**Description of the task**
Among the lines of the listing below, retype exactly those from the one containing "What matplotlib code" through the one containing "plt.rcParams['mathtext.it'] = 'Liberation", both included. Do not include pictures.

**Excerpted records**
-----
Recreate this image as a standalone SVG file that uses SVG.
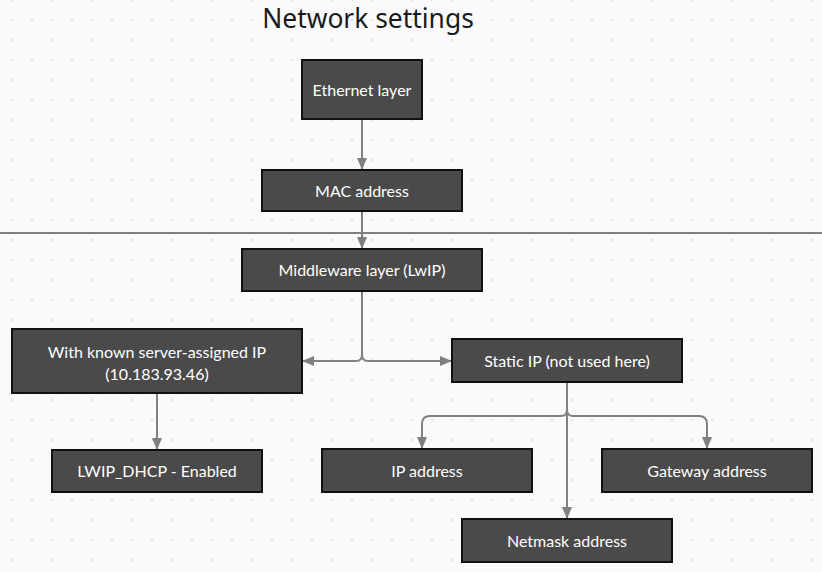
-----
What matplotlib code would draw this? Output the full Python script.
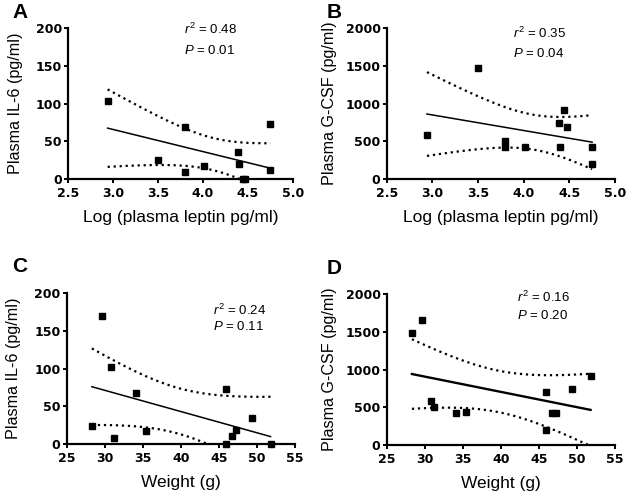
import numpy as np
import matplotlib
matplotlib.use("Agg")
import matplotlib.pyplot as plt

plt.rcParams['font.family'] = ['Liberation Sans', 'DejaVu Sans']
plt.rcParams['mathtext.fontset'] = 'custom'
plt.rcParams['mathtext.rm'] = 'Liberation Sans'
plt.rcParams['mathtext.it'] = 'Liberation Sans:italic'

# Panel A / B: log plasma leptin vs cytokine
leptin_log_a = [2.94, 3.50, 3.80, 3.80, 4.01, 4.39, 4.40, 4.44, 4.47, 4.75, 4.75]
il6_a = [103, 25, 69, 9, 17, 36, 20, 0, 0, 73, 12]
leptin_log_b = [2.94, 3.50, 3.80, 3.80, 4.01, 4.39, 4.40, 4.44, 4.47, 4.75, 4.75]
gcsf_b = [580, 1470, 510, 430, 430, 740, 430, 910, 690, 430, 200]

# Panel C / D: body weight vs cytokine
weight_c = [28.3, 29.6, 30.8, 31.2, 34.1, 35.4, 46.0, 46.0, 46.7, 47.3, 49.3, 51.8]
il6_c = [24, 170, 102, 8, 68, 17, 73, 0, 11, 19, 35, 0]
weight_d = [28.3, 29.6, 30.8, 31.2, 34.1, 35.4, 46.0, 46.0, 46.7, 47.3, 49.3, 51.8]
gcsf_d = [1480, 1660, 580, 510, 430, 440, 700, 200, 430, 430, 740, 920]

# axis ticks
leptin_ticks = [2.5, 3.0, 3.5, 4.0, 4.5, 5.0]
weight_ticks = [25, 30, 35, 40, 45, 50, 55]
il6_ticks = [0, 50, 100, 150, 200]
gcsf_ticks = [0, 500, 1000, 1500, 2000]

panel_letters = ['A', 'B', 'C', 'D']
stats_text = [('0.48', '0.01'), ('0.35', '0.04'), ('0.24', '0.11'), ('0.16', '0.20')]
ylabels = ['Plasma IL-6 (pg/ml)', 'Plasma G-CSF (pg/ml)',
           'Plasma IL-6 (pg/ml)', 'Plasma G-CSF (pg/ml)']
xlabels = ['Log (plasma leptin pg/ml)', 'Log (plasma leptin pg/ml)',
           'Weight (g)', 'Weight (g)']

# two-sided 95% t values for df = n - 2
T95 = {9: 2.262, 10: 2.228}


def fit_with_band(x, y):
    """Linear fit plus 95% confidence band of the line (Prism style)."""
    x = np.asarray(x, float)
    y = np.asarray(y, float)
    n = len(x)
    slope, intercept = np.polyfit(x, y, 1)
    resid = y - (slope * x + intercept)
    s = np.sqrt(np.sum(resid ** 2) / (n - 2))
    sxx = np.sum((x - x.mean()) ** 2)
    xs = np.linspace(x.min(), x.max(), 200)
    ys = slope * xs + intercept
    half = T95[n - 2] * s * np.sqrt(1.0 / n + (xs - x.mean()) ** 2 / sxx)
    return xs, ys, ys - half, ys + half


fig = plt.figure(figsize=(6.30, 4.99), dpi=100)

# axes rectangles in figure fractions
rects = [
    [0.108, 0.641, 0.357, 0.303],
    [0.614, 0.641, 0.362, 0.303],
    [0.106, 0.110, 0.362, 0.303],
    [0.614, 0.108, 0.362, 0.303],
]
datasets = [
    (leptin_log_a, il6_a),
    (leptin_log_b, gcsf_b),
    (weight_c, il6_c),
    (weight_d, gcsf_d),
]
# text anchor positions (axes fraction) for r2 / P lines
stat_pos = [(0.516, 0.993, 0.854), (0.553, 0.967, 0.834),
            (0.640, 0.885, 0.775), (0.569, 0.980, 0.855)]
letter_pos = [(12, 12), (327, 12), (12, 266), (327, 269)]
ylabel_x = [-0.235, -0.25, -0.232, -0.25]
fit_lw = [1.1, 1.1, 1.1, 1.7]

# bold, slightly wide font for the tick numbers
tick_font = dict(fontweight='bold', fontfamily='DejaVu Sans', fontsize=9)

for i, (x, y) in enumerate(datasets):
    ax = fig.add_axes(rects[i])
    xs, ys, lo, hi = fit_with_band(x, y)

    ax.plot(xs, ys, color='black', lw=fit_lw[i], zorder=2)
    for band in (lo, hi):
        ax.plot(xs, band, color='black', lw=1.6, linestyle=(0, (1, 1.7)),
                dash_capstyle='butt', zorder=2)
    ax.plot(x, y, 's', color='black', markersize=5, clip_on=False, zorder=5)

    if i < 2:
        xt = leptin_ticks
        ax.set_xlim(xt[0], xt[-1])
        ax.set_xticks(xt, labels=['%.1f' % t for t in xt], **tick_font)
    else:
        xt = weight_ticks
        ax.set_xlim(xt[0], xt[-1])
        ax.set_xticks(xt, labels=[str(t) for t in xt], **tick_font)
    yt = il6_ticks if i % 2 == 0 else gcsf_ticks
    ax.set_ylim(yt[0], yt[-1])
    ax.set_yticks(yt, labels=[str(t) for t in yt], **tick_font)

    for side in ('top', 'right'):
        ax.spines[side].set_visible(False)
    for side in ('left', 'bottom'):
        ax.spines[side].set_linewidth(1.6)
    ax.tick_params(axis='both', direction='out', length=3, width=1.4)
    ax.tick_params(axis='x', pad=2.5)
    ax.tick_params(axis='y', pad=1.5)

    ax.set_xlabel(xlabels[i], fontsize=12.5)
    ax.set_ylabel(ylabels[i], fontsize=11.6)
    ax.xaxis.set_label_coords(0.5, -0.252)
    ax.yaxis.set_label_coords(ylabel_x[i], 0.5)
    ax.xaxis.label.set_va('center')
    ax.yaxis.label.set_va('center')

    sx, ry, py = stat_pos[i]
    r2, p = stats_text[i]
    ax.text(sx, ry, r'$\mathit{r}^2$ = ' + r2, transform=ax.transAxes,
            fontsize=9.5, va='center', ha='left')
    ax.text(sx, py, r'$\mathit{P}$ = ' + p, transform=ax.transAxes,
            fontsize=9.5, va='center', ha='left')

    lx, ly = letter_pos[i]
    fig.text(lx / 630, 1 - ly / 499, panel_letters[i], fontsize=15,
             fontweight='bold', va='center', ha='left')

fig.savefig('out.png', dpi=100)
-----
**Written solution**
What matplotlib code would draw this? Output the full Python script.
import numpy as np
import matplotlib
matplotlib.use("Agg")
import matplotlib.pyplot as plt

plt.rcParams['font.family'] = ['Liberation Sans', 'DejaVu Sans']
plt.rcParams['mathtext.fontset'] = 'custom'
plt.rcParams['mathtext.rm'] = 'Liberation Sans'
plt.rcParams['mathtext.it'] = 'Liberation Sans:italic'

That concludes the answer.